本来私たちが実現したかったルールデザイン

個別事情の斟酌は可能となる。

その時本来私たちが実現したいルールデザインとは何かを真剣に、スピーディーに議論/研究をする必要がある。正しいルールとは何なのか。規範や正義とも絡む複雑性、そして政治性の伴う事象のため、実務上の実装には時間がかかるであろうが、研究、アカデミズムレベルにおいては実証が容易な分野である。

例えば交通規制である。

同一の高速道路で、ほとんど交通量がなく事故可能性がないときと、交通量が多く事故可能性が高いときにも同様の速度制限、交通規制が課されるのは合理的なのであろうか。

衛星やセンサー技術の発展から交通量の正確な把握が可能であり、交通量に応じて適切な速度制限を設定することは可能になる。一律な制御が適切かは議論されて然るべきである。子供の移動量が多いことを放課後などの時間帯という大雑把な特定でなく正確な把握が可能となるとき、規制は今のままでいいのだろうか。

無論交通規制は一例であり、個別事情の斟酌はあらゆる領域で可能となり、可能にも関わらずそれを斟酌しないルールデザインが維持されるのは妥当なのであろうか。個別規制の是非を法律レベルでソフトウェアに委任するかどうかは、権利的、倫理的、、政治的決定の問題となるであろう。

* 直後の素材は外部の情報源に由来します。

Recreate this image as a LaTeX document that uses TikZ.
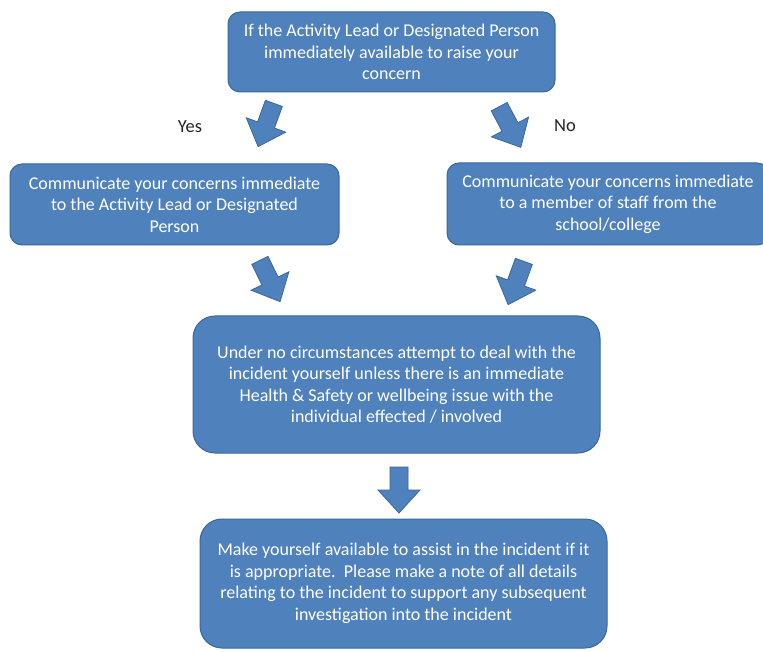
\documentclass[tikz,border=0pt]{standalone}
\usepackage{fontspec}
\setmainfont{Carlito}
\definecolor{boxblue}{HTML}{4F81BD}
\definecolor{boxborder}{HTML}{3A679C}
\definecolor{labelgray}{HTML}{262626}
\begin{document}
\begin{tikzpicture}[x=1pt,y=-1pt,
  box/.style={draw=boxborder, fill=boxblue, line width=1pt, text=white,
    align=center, font=\fontsize{18}{21.5}\selectfont, inner sep=0pt},
  smallbox/.style={box, rounded corners=12pt},
  bigbox/.style={box, rounded corners=22pt},
  yesno/.style={text=labelgray, font=\fontsize{18.5}{22}\selectfont, inner sep=0pt},
  barrow/.pic={\filldraw[fill=boxblue, draw=boxborder, line width=0.8pt]
    (-9,-23) -- (9,-23) -- (9,0) -- (21,0) -- (0,23) -- (-21,0) -- (-9,0) -- cycle;}
]
\useasboundingbox[fill=white] (0,0) rectangle (763,652);

\node[smallbox, minimum width=327pt, minimum height=80pt] (q) at (391.5,52)
  {If the Activity Lead or Designated Person\\immediately available to raise your\\concern};

\node[smallbox, minimum width=329pt, minimum height=81pt] (yesbox) at (174.5,204.5)
  {Communicate your concerns immediate\\to the Activity Lead or Designated\\Person};

\node[smallbox, minimum width=322pt, minimum height=82pt] (nobox) at (608,204)
  {Communicate your concerns immediate\\to a member of staff from the\\school/college};

\node[bigbox, minimum width=407pt, minimum height=137pt] (deal) at (396.5,384.5)
  {Under no circumstances attempt to deal with the\\incident yourself unless there is an immediate\\Health \& Safety or wellbeing issue with the\\individual effected / involved};

\node[bigbox, minimum width=407pt, minimum height=129pt] (assist) at (403.5,583.5)
  {\raisebox{-7pt}{\parbox{400pt}{\centering Make yourself available to assist in the incident if it\\is appropriate.\ \ Please make a note of all details\\relating to the incident to support any subsequent\\investigation into the incident}}};

\node[yesno] (yes) at (190,127) {Yes};
\node[yesno] (no) at (565,126) {No};

\pic[rotate=-20] (a1) at (266,125) {barrow};
\pic[rotate=28] (a2) at (510,127) {barrow};
\pic[rotate=26] (a3) at (270,281) {barrow};
\pic[rotate=-20] (a4) at (516,283) {barrow};
\pic (a5) at (399,490) {barrow};
\end{tikzpicture}
\end{document}
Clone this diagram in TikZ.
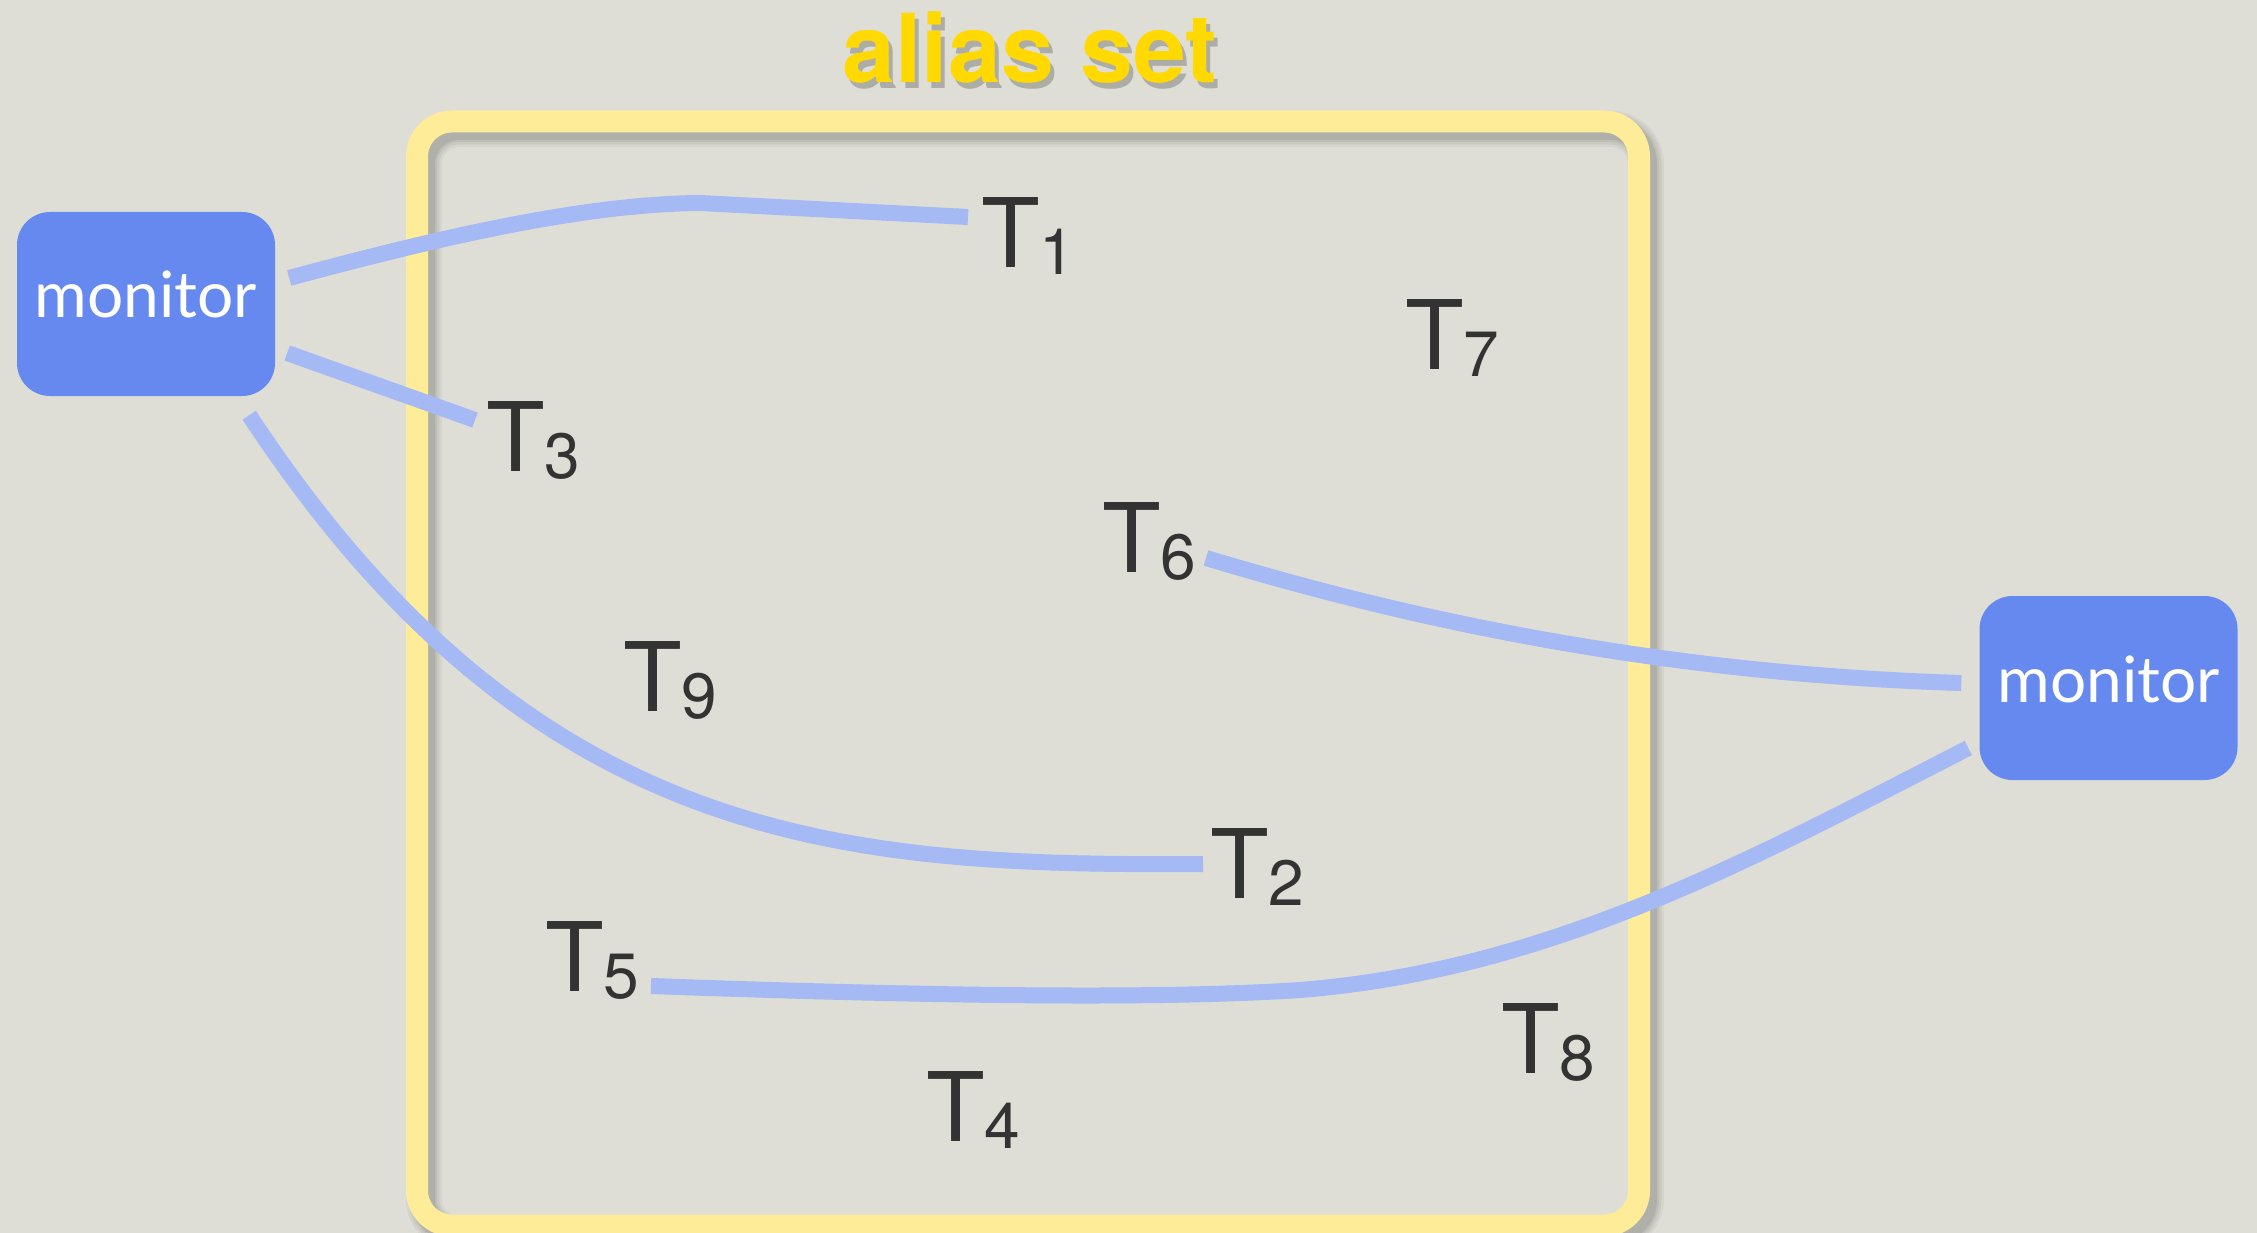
\documentclass[tikz,border=0pt]{standalone}
\usepackage{fontspec}
\setmainfont{TeX Gyre Heros}
\newfontfamily\monfont{Lato}
\usetikzlibrary{calc}
\definecolor{bg}{RGB}{222,222,215}
\definecolor{frameY}{RGB}{255,236,153}
\definecolor{titleY}{RGB}{255,217,0}
\definecolor{linkB}{RGB}{165,185,245}
\definecolor{monB}{RGB}{102,137,240}
\definecolor{tgray}{RGB}{51,51,51}
\newcommand{\tsub}[1]{T\raisebox{-7pt}{\fontsize{64}{64}\selectfont #1}}
\tikzset{
  tlabel/.style={anchor=base west, inner sep=0pt, outer sep=0pt, text=tgray, font=\fontsize{96}{96}\selectfont},
  monbox/.style={fill=monB, rounded corners=33pt, minimum width=258pt, minimum height=184pt, inner sep=0pt, text=white, font=\monfont\fontsize{64}{64}\selectfont},
  link/.style={draw=linkB, line width=16pt},
  aliasframe/.style={draw=frameY, line width=22pt, rounded corners=35pt, minimum width=1222pt, minimum height=1104pt, inner sep=0pt},
  frameshadow/.style={draw=black, rounded corners=35pt},
  titlestyle/.style={anchor=base, inner sep=0pt, font=\bfseries\fontsize{95}{95}\selectfont},
}
\begin{document}
\begin{tikzpicture}[x=1pt,y=-1pt]
\fill[bg] (0,0) rectangle (2257,1233);
\useasboundingbox (0,0) rectangle (2257,1233);
% frame shadow
\foreach \w/\o in {36/0.04,31/0.05,26/0.06,22/0.07}
  \draw[frameshadow, opacity=\o, line width=\w pt] (424,129) rectangle (1646,1234);
\node[aliasframe] (frame) at (1028,673.5) {};
% title
\node[titlestyle, text=black, opacity=0.22] at (1034,89) {alias set};
\node[titlestyle, text=titleY] (title) at (1030,83) {alias set};
% monitors
\node[monbox] (monL) at (146,304) {\raisebox{-14pt}[0pt][0pt]{monitor}};
\node[monbox] (monR) at (2108.5,688) {\raisebox{-14pt}[0pt][0pt]{monitor}};
% T labels
\node[tlabel] (T1) at (981,268) {\tsub{1}};
\node[tlabel] (T2) at (1210,898) {\tsub{2}};
\node[tlabel] (T3) at (486,471) {\tsub{3}};
\node[tlabel] (T4) at (926,1141) {\tsub{4}};
\node[tlabel] (T5) at (545,991) {\tsub{5}};
\node[tlabel] (T6) at (1102,572) {\tsub{6}};
\node[tlabel] (T7) at (1405,369) {\tsub{7}};
\node[tlabel] (T8) at (1501,1073) {\tsub{8}};
\node[tlabel] (T9) at (623,711) {\tsub{9}};
% connectors
\draw[link] ($(monL.east)+(14,-26)$) .. controls (430,240) and (580,204) .. (700,203) -- ($(T1.base west)+(-13,-51)$);
\draw[link] ($(monL.east)+(12,49)$) -- ($(T3.base west)+(-11,-51)$);
\draw[link] ($(monL.south east)+(-26,19)$) .. controls (535,850) and (850,866) .. ($(T2.base west)+(-7,-34)$);
\draw[link] ($(T6.base west)+(104,-14)$) .. controls (1330,595) and (1600,672) .. ($(monR.west)+(-18,-5)$);
\draw[link] ($(T5.base west)+(106,-5)$) .. controls (900,995) and (1150,1000) .. (1300,990)
  .. controls (1550,970) and (1750,860) .. ($(monR.west)+(-11,60)$);
\end{tikzpicture}
\end{document}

21世紀という百年単位で見れば、法律、ルールレベルで革新的に変革する分野は同分野であろう。そしてLLMがそれを可能にさせ、世界的コンセンサスも取れ始め出す。その時代の端境期にいる我々は何に貢献し、何を目撃し、賛成/反対の意思を表明し、そして正義の一翼を担うのだろうか。確かに言えることは、時代が動く足音を私たちは今確かに聞こえているのだ。